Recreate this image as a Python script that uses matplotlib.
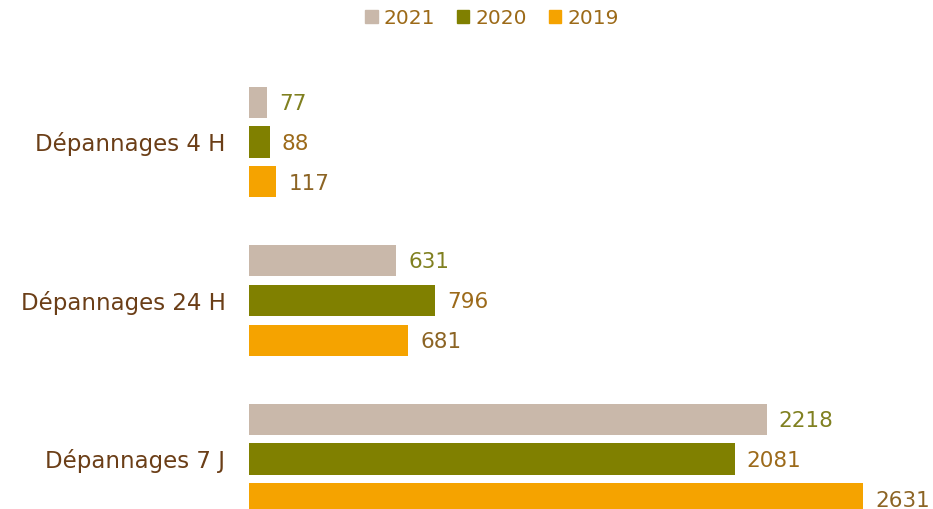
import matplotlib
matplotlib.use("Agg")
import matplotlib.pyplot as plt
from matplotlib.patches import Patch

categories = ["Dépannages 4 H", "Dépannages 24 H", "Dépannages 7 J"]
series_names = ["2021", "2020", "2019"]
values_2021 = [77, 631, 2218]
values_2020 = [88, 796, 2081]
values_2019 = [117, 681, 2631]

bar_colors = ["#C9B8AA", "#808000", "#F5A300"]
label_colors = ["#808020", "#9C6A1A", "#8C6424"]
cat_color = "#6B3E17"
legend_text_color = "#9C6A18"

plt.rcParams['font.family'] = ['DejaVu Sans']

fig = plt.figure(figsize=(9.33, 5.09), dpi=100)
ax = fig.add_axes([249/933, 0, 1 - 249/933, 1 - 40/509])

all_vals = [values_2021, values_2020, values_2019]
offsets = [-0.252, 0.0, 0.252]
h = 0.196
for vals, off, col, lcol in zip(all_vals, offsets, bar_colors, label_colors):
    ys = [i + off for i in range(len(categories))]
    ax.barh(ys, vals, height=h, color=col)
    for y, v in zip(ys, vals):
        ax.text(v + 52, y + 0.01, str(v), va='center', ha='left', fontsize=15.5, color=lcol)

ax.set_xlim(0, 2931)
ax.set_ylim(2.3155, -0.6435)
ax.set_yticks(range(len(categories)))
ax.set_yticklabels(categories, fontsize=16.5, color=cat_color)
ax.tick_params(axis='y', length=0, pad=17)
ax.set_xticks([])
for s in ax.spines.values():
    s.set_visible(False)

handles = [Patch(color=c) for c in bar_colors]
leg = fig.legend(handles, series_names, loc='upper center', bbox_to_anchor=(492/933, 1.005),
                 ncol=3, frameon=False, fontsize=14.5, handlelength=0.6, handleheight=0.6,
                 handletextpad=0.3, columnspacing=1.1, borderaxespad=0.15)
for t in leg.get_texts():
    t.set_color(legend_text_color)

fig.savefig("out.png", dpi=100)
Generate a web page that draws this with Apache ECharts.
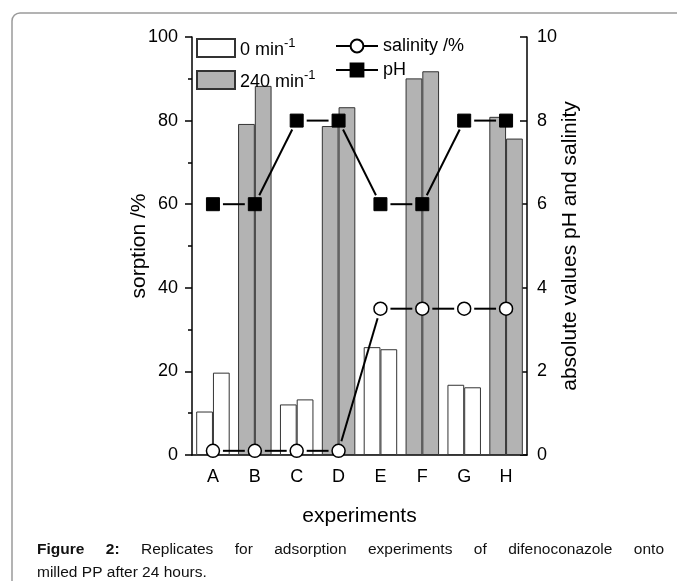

_ _ _ _

Reproduce exactly the run of lines that opens the listing and closes with the line holding "values_2019 = [117, 681, 2631]". Pictures are excluded.

▶ [Exercise response]:
Recreate this image as a Python script that uses matplotlib.
import matplotlib
matplotlib.use("Agg")
import matplotlib.pyplot as plt
from matplotlib.patches import Patch

categories = ["Dépannages 4 H", "Dépannages 24 H", "Dépannages 7 J"]
series_names = ["2021", "2020", "2019"]
values_2021 = [77, 631, 2218]
values_2020 = [88, 796, 2081]
values_2019 = [117, 681, 2631]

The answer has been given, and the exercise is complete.